In recent months the non-aggression arrangement between ISIS on the one hand, and Assad and his Iranian sponsors on the other, has been extended to cover Russia as well. The Russia-Iran-Assad triumvirate is likely to remain focused on fighting non-ISIS anti-regime groups, allowing the “Caliphate” to maintain a presence in Syria.

Even when it is driven out of Mosul, the ISIS terror machine is likely to remain a neighbor of Iraq just across the border in Syria. It could morph into a foyer of provocation and terror that Iraqi leaders would ignore at their peril.

As things stand today, winning a military victory in Mosul – in the sense of hoisting the Iraqi national flag in place of the black banner of ISIS in the city- may be the easiest part of a complex and dangerous game.

Beyond that there are a number of uncertainties that could transform any victory into a temporary triumph if not a pyrrhic exercise.

The first uncertainty regards the way that the spoils of victory might be shared.

The various Shi’ite armed groups that have taken part in parts of the battle are determined to claim as big a share as they can. If they bite a bigger morsel than they deserve, they could transform the end of the war into a recipe for revanchism by the humiliated Sunni population.

That sentiment could be deepened if the Islamic Republic in Tehran tries to grab a bigger share beyond the usual Madison Avenue “selfies” of General Qassem Soleimani.

Then we have the Kurds, again divided into different groups with contradictory agendas none of which includes the concept of Iraqi nationhood.
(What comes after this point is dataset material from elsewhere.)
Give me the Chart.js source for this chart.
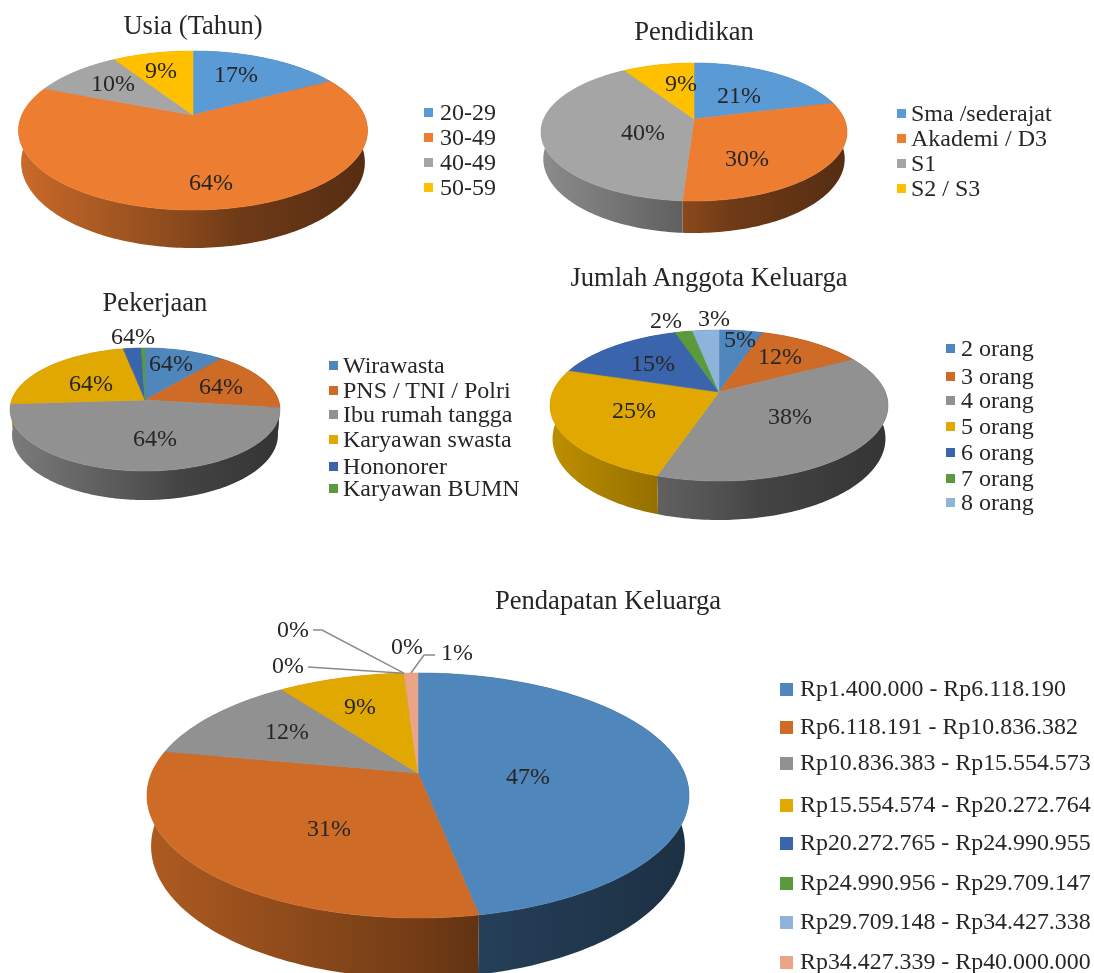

Finally, various Iraqi official forces, starring with the so-called Golden Division, are also in the picture anxious to heighten their profiles in the hope of playing a greater role in any putative political configuration in Baghdad.

The next uncertainty is: In whose name will victory in Mosul be claimed?

Winning the war against ISIS in the name of Iraq as a united nation-state is one thing, winning it in the name of a coalition of disparate – at times even antagonistic, ethnic and sectarian forces – is quite another.

It may not be exaggerated to suggest that the right victory in Mosul could mark the rebirth of Iraq as a nation-state while the wrong victory could spell the end of Iraq as a unified entity. Recent leaks in Washington reveal that the Obama administration was in fact counting on a wrong victory leading to the break-up of Iraq into three mini-states, a scheme propagated by Vice President Joe Biden since the 1990s.

The most important uncertainty, even assuming the Iraqi leaders manage the risks entailed in sharing the spoils of victory, concerns what may happen after Mosul.

The standard narrative in Baghdad, echoed across the world, is that ISIS consists of a few thousand “foreign”, that is to say non-Iraqi, fanatics who have gathered from all over the world to oppress the people of Mosul. (Bashar al-Assad makes a similar claim about all his opponents in Syria.)

Reality, however, is more complex than that.

There are, of course, many thousands of evil-doers who have come to Iraq and Syria to realize their criminal schemes in the name of Islam. However, it would be naive to think that they and they alone are involved in what is a major struggle over the future shape of Iraq and Syria if not the entire Middle East. The truth is that a good segment of the population in Mosul so resented the government in Baghdad that it was prepared to tolerate, if not actually help, ISIS as a lesser of the two evils.

That segment of population, which includes the remnants of the Ba’athist regime, the army of Saddam Hussein and his civil and security services, represents the marshlands in which the mosquitoes of terror have been breeding and could continue to breed in the future.

Any “after Mosul” strategy should include a realistic plan to smoke out and expel the non-Iraqi terrorists, many of them citizens of Western European nations and Russia, who have joined ISIS.

But it must also include plans to weave Iraq’s Sunni community back into the fabric of national politics by granting them a genuine share of power and a clear vision for a future in dignity. And that, of course, cannot be done if the central power in Baghdad is atrophied by corruption, sectarianism and incompetence.

The new U.S. administration must make its support for the war to liberate Mosul conditional on a genuine attempt at house-cleaning in Baghdad.